The Court notes that that primary focus of Defendant Heine's Motion to Suppress Evidence (ECF 315) is his argument that the deposition of Heine taken by the FDIC on June 13, 2013, should be suppressed because it was compelled by the FDIC solely as a pretext to obtain evidence for Heine's criminal prosecution.
In light of the importance of the June 2013 time period to Heine's pending motion to suppress (and the government's representation that all documents showing Agent Wixted's communications with the FBI or USAO before he joined the prosecution team in June 2013 have been or will be produced without objection), the Court believes that there may be either Brady or Giglio material within the Wixted Emails sent or received between Agent Wixted and the FBI or USAO in June 2013 that mention Heine by name or position, regardless of whether Agent Wixted had already joined the prosecution team. Thus, the Court hereby orders the government to review (or review again) all such emails that mention Heine either by name or by position and that were sent or received during the month of June 2013 to determine whether Brady or Giglio material may be present. The Court further orders the government to produce any such material where production is required under Brady or Giglio, even if such material would otherwise be exempt from discovery under Rule 16(a)(2).

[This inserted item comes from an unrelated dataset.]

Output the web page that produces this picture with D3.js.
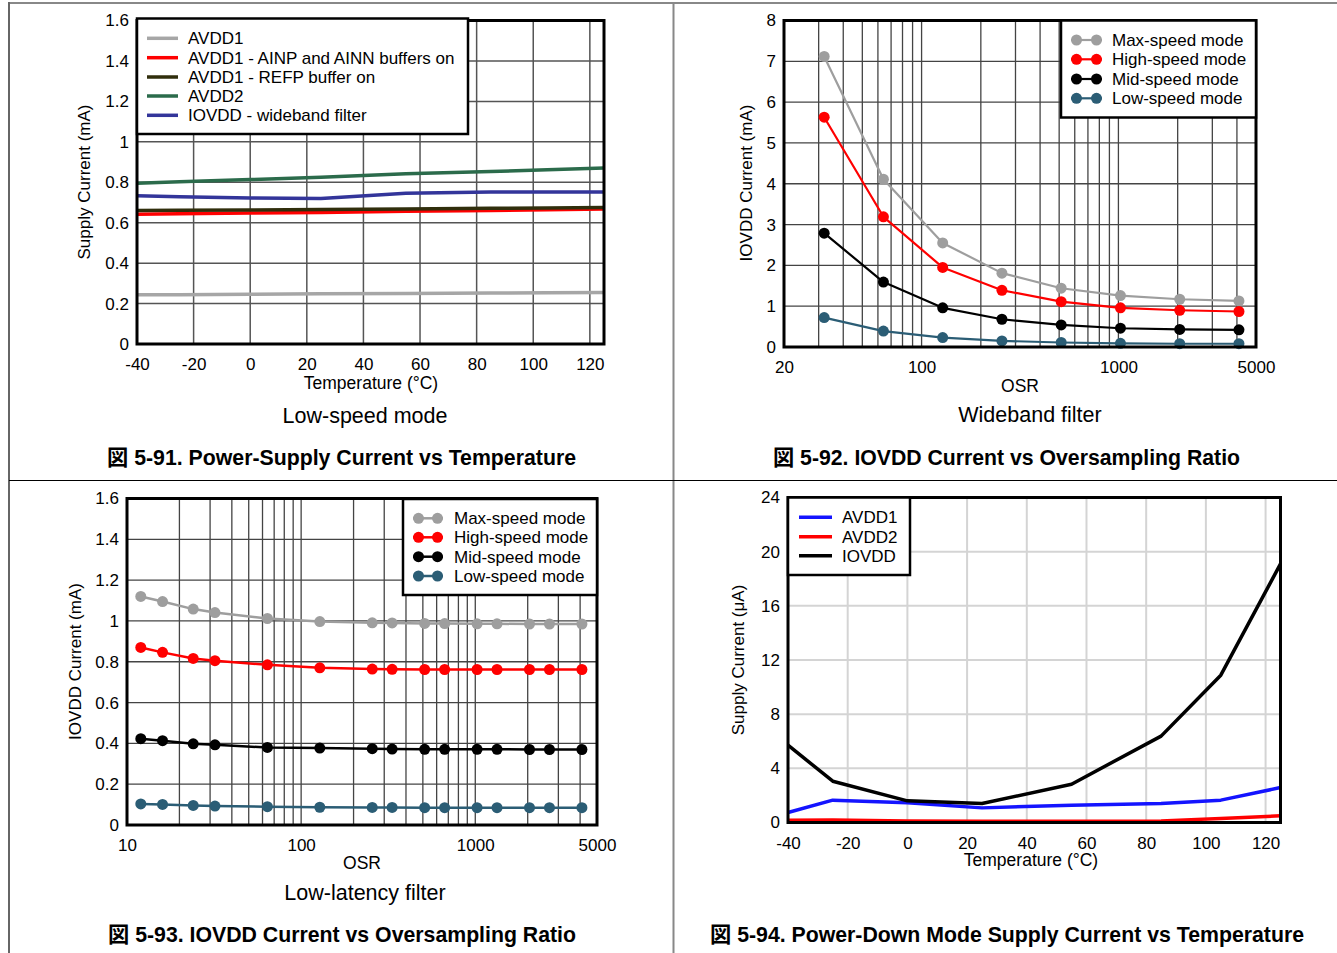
<!DOCTYPE html>
<html><head><meta charset="utf-8">
<script src="https://cdn.jsdelivr.net/npm/d3@7"></script>
<style>
body{margin:0;background:#fff}
svg{display:block}
text{font-family:"Liberation Sans",Arial,"Noto Sans CJK JP",sans-serif;fill:#000}
</style>
</head><body>
<svg id="c" width="1337" height="953"></svg>
<script>
// ---------- DATA ----------
// Panel 5-91 : Power-supply current vs temperature (Low-speed mode)
const p1Temps      = [-40, -25, 0, 25, 55, 85, 105, 125];
const p1AVDD1      = [0.243, 0.244, 0.246, 0.248, 0.250, 0.252, 0.253, 0.255];
const p1AVDD1Buf   = [0.642, 0.644, 0.648, 0.651, 0.656, 0.660, 0.664, 0.668];
const p1AVDD1Refp  = [0.660, 0.661, 0.663, 0.665, 0.668, 0.671, 0.673, 0.675];
const p1AVDD2      = [0.795, 0.802, 0.813, 0.825, 0.842, 0.853, 0.862, 0.870];
const p1IOVDD      = [0.733, 0.728, 0.722, 0.720, 0.745, 0.752, 0.752, 0.752];
const p1Names      = ["AVDD1", "AVDD1 - AINP and AINN buffers on", "AVDD1 - REFP buffer on", "AVDD2", "IOVDD - wideband filter"];
const p1XTicks     = [-40, -20, 0, 20, 40, 60, 80, 100, 120];
const p1YTicks     = [0, 0.2, 0.4, 0.6, 0.8, 1, 1.2, 1.4, 1.6];

// Panel 5-92 : IOVDD current vs OSR (Wideband filter)
const p2OSR  = [32, 64, 128, 256, 512, 1024, 2048, 4096];
const p2Max  = [7.12, 4.11, 2.55, 1.81, 1.44, 1.26, 1.17, 1.13];
const p2High = [5.63, 3.19, 1.95, 1.39, 1.11, 0.96, 0.90, 0.87];
const p2Mid  = [2.79, 1.59, 0.96, 0.68, 0.54, 0.46, 0.43, 0.42];
const p2Low  = [0.72, 0.39, 0.23, 0.15, 0.11, 0.09, 0.08, 0.08];
const modeNames = ["Max-speed mode", "High-speed mode", "Mid-speed mode", "Low-speed mode"];
const p2XTicks = [20, 100, 1000, 5000];
const p2YTicks = [0, 1, 2, 3, 4, 5, 6, 7, 8];

// Panel 5-93 : IOVDD current vs OSR (Low-latency filter)
const p3OSR  = [12, 16, 24, 32, 64, 128, 256, 333, 512, 667, 1024, 1333, 2048, 2667, 4096];
const p3Max  = [1.120, 1.095, 1.058, 1.041, 1.012, 0.997, 0.991, 0.990, 0.988, 0.987, 0.986, 0.986, 0.985, 0.985, 0.985];
const p3High = [0.870, 0.846, 0.816, 0.805, 0.785, 0.770, 0.764, 0.763, 0.762, 0.762, 0.762, 0.762, 0.762, 0.762, 0.762];
const p3Mid  = [0.423, 0.413, 0.398, 0.393, 0.380, 0.377, 0.374, 0.372, 0.371, 0.371, 0.371, 0.371, 0.370, 0.370, 0.370];
const p3Low  = [0.103, 0.101, 0.096, 0.093, 0.090, 0.087, 0.086, 0.086, 0.085, 0.085, 0.085, 0.085, 0.085, 0.085, 0.085];
const p3XTicks = [10, 100, 1000, 5000];
const p3YTicks = [0, 0.2, 0.4, 0.6, 0.8, 1, 1.2, 1.4, 1.6];

// Panel 5-94 : Power-down supply current vs temperature
const p4Temps = [-40, -25, 0, 25, 55, 85, 105, 125];
const p4AVDD1 = [0.74, 1.65, 1.45, 1.08, 1.28, 1.40, 1.65, 2.58];
const p4AVDD2 = [0.17, 0.18, 0.12, 0.10, 0.10, 0.12, 0.30, 0.49];
const p4IOVDD = [5.71, 3.05, 1.60, 1.40, 2.83, 6.38, 10.88, 19.10];
const p4Names = ["AVDD1", "AVDD2", "IOVDD"];
const p4XTicks = [-40, -20, 0, 20, 40, 60, 80, 100, 120];
const p4YTicks = [0, 4, 8, 12, 16, 20, 24];

// ---------- DRAWING ----------
const svg = d3.select("#c");
const FONT = '"Liberation Sans", Arial, "Noto Sans CJK JP", sans-serif';
const fmt = d => String(d);

// page frame lines
svg.append("line").attr("x1",8).attr("x2",1337).attr("y1",3).attr("y2",3).attr("stroke","#888").attr("stroke-width",2);
svg.append("line").attr("x1",9).attr("x2",9).attr("y1",2).attr("y2",953).attr("stroke","#666").attr("stroke-width",2);
svg.append("line").attr("x1",673.5).attr("x2",673.5).attr("y1",3).attr("y2",953).attr("stroke","#888").attr("stroke-width",2);
svg.append("line").attr("x1",9).attr("x2",1337).attr("y1",480.5).attr("y2",480.5).attr("stroke","#000").attr("stroke-width",1.2);

function drawPanel(o){
  const g = svg.append("g");
  const x = (o.log ? d3.scaleLog() : d3.scaleLinear()).domain(o.xDomain).range([o.left, o.right]);
  const y = d3.scaleLinear().domain(o.yDomain).range([o.bottom, o.top]);

  // grid
  const gx = o.log ? x.ticks().filter(d => d > o.xDomain[0] && d < o.xDomain[1]) : o.gridX;
  g.append("g").selectAll("line").data(gx).join("line")
    .attr("x1", d => x(d)).attr("x2", d => x(d)).attr("y1", o.top).attr("y2", o.bottom)
    .attr("stroke", o.gridColor).attr("stroke-width", o.gridWidth);
  g.append("g").selectAll("line").data(o.gridY).join("line")
    .attr("y1", d => y(d)).attr("y2", d => y(d)).attr("x1", o.left).attr("x2", o.right)
    .attr("stroke", o.gridColor).attr("stroke-width", o.gridWidth);

  // series
  const line = d3.line().x(d => x(d[0])).y(d => y(d[1]));
  o.series.forEach(s => {
    const pts = s.x.map((v, i) => [v, s.y[i]]);
    g.append("path").datum(pts).attr("d", line).attr("fill", "none")
      .attr("stroke", s.color).attr("stroke-width", s.width).attr("stroke-linejoin","round");
    if (s.r) {
      g.append("g").selectAll("circle").data(pts).join("circle")
        .attr("cx", d => x(d[0])).attr("cy", d => y(d[1])).attr("r", s.r).attr("fill", s.color);
    }
  });

  // frame
  g.append("rect").attr("x", o.left).attr("y", o.top)
    .attr("width", o.right - o.left).attr("height", o.bottom - o.top)
    .attr("fill", "none").attr("stroke", "#000").attr("stroke-width", o.frameW);

  // axes
  const ax = g.append("g").attr("transform", `translate(0,${o.bottom})`)
    .call(d3.axisBottom(x).tickValues(o.xTicks).tickFormat(fmt).tickSize(0).tickPadding(14));
  ax.select(".domain").remove();
  ax.attr("font-size", 17).attr("font-family", FONT).attr("color", "#000");
  const ay = g.append("g").attr("transform", `translate(${o.left},0)`)
    .call(d3.axisLeft(y).tickValues(o.yTicks).tickFormat(fmt).tickSize(0).tickPadding(8));
  ay.select(".domain").remove();
  ay.attr("font-size", 17).attr("font-family", FONT).attr("color", "#000");

  // titles
  g.append("text").attr("x", o.xTitle[1]).attr("y", o.xTitle[2]).attr("text-anchor", "middle")
    .attr("font-size", 17.5).text(o.xTitle[0]);
  g.append("text").attr("transform", `translate(${o.yTitle[1]},${o.yTitle[2]}) rotate(-90)`)
    .attr("text-anchor", "middle").attr("dy", "0.35em").attr("font-size", 17).text(o.yTitle[0]);
  if (o.sub) g.append("text").attr("x", o.sub[1]).attr("y", o.sub[2]).attr("text-anchor", "middle")
    .attr("font-size", 21.5).text(o.sub[0]);
  g.append("text").attr("x", o.cap[1]).attr("y", o.cap[2]).attr("font-size", 22).attr("font-weight", "bold")
    .attr("textLength", o.cap[3]).attr("lengthAdjust", "spacingAndGlyphs").text(o.cap[0]);

  // legend
  const L = o.legend;
  g.append("rect").attr("x", L.x0).attr("y", L.y0).attr("width", L.x1 - L.x0).attr("height", L.y1 - L.y0)
    .attr("fill", "#fff").attr("stroke", "#000").attr("stroke-width", 2.5);
  o.series.forEach((s, i) => {
    const ry = L.rows[i];
    g.append("line").attr("x1", L.sx0).attr("x2", L.sx1).attr("y1", ry).attr("y2", ry)
      .attr("stroke", s.color).attr("stroke-width", L.lw);
    if (s.r) {
      [L.sx0 + s.r, L.sx1 - s.r].forEach(cx => g.append("circle").attr("cx", cx).attr("cy", ry).attr("r", s.r).attr("fill", s.color));
    }
    g.append("text").attr("x", L.tx).attr("y", ry).attr("dy", "0.35em").attr("font-size", 17).text(L.names[i]);
  });
}

// Panel 1
drawPanel({
  left: 137, right: 604, top: 20.5, bottom: 344, frameW: 3,
  xDomain: [-40, 125], yDomain: [0, 1.6],
  gridX: p1XTicks.slice(1), gridY: p1YTicks.slice(1, -1), gridColor: "#555", gridWidth: 1.5,
  xTicks: p1XTicks, yTicks: p1YTicks,
  series: [
    {x: p1Temps, y: p1AVDD1, color: "#a6a6a6", width: 3.5},
    {x: p1Temps, y: p1AVDD1Buf, color: "#ff0000", width: 3.5},
    {x: p1Temps, y: p1AVDD1Refp, color: "#302e0c", width: 3.5},
    {x: p1Temps, y: p1AVDD2, color: "#2b6b4b", width: 3.5},
    {x: p1Temps, y: p1IOVDD, color: "#33359a", width: 3.5}
  ],
  xTitle: ["Temperature (°C)", 371, 389], yTitle: ["Supply Current (mA)", 84, 182],
  sub: ["Low-speed mode", 365, 423],
  cap: ["図 5-91. Power-Supply Current vs Temperature", 107, 465, 469],
  legend: {x0: 137, y0: 18.5, x1: 468, y1: 134, rows: [38.3, 57.7, 77, 96, 115.3],
           sx0: 147, sx1: 178, tx: 188, lw: 3.5, names: p1Names}
});

// Panel 2
drawPanel({
  log: true,
  left: 784, right: 1256, top: 20.5, bottom: 347, frameW: 3,
  xDomain: [20, 5000], yDomain: [0, 8],
  gridY: p2YTicks.slice(1, -1), gridColor: "#444", gridWidth: 1.3,
  xTicks: p2XTicks, yTicks: p2YTicks,
  series: [
    {x: p2OSR, y: p2Max, color: "#9e9e9e", width: 2.2, r: 5.5},
    {x: p2OSR, y: p2High, color: "#ff0000", width: 2.2, r: 5.5},
    {x: p2OSR, y: p2Mid, color: "#000000", width: 2.2, r: 5.5},
    {x: p2OSR, y: p2Low, color: "#2b5d75", width: 2.2, r: 5.5}
  ],
  xTitle: ["OSR", 1020, 392], yTitle: ["IOVDD Current (mA)", 746, 183],
  sub: ["Wideband filter", 1030, 422],
  cap: ["図 5-92. IOVDD Current vs Oversampling Ratio", 773, 465, 467],
  legend: {x0: 1061, y0: 20.5, x1: 1256, y1: 117.5, rows: [40, 59.3, 79, 98.3],
           sx0: 1071, sx1: 1102, tx: 1112, lw: 2.2, names: modeNames}
});

// Panel 3
drawPanel({
  log: true,
  left: 127, right: 597, top: 498.5, bottom: 825, frameW: 3,
  xDomain: [10, 5000], yDomain: [0, 1.6],
  gridY: p3YTicks.slice(1, -1), gridColor: "#444", gridWidth: 1.3,
  xTicks: p3XTicks, yTicks: p3YTicks,
  series: [
    {x: p3OSR, y: p3Max, color: "#9e9e9e", width: 2.5, r: 5.5},
    {x: p3OSR, y: p3High, color: "#ff0000", width: 2.5, r: 5.5},
    {x: p3OSR, y: p3Mid, color: "#000000", width: 2.5, r: 5.5},
    {x: p3OSR, y: p3Low, color: "#2b5d75", width: 2.5, r: 5.5}
  ],
  xTitle: ["OSR", 362, 869], yTitle: ["IOVDD Current (mA)", 75, 661.5],
  sub: ["Low-latency filter", 365, 900],
  cap: ["図 5-93. IOVDD Current vs Oversampling Ratio", 108, 942, 468],
  legend: {x0: 403, y0: 499, x1: 597, y1: 595, rows: [518.3, 537.3, 556.7, 576],
           sx0: 413, sx1: 443, tx: 454, lw: 2.5, names: modeNames}
});

// Panel 4
drawPanel({
  left: 788, right: 1280.5, top: 497.5, bottom: 822.5, frameW: 3,
  xDomain: [-40, 125], yDomain: [0, 24],
  gridX: p4XTicks.slice(1), gridY: p4YTicks.slice(1, -1), gridColor: "#d4d4d4", gridWidth: 2,
  xTicks: p4XTicks, yTicks: p4YTicks,
  series: [
    {x: p4Temps, y: p4AVDD1, color: "#1414ff", width: 3.5},
    {x: p4Temps, y: p4AVDD2, color: "#ff0000", width: 3.5},
    {x: p4Temps, y: p4IOVDD, color: "#000000", width: 3.5}
  ],
  xTitle: ["Temperature (°C)", 1031, 866], yTitle: ["Supply Current (μA)", 738, 660],
  cap: ["図 5-94. Power-Down Mode Supply Current vs Temperature", 710, 942, 594],
  legend: {x0: 788, y0: 497.5, x1: 910, y1: 575, rows: [517.3, 536.7, 555.7],
           sx0: 799, sx1: 832, tx: 842, lw: 3.5, names: p4Names}
});
</script>
</body></html>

Defendant Heine also asks that the government be required to produce all notes and records of any communications (the "Wixted Communication Notes") from May 1, 2012 to the present, relating to the Bank or its current or former employees, that were sent between Agent Wixted and either the FBI or the USAO. As with the Wixted Emails, the government represents that it has or promptly will produce all responsive documents after May 1, 2012 and before Agent Wixted joined the prosecution team in June 2013. The government, however, objects to producing responsive Wixted Communication Notes created after Agent Wixted joined the prosecution team and further objects to the breadth of Defendant Heine's request.
The Court considers Defendant Heine's motion to compel production of the Wixted Communication Notes to be similar in all material respects to Defendant Heine's motion to compel production of the Wixted Emails. The Court's analyses and rulings are the same for both categories of documents. Thus, the Court hereby orders the government to review (or review again) all such Wixted Communication Notes that mention Heine either by name or by position and that were created, sent, or received during the month of June 2013 to determine whether Brady or Giglio material may be present. The Court further orders the government to produce any such material where production is required under Brady or Giglio, even if such material would otherwise be exempt from discovery under Rule 16(a)(2).
Defendant Heine's Motion to Compel Additional Discovery (ECF 412), which Defendant Yates has joined (ECF 443), is GRANTED IN PART AND DENIED IN PART.
Fed. R. Crim. P. 26.2(a) (emphasis added).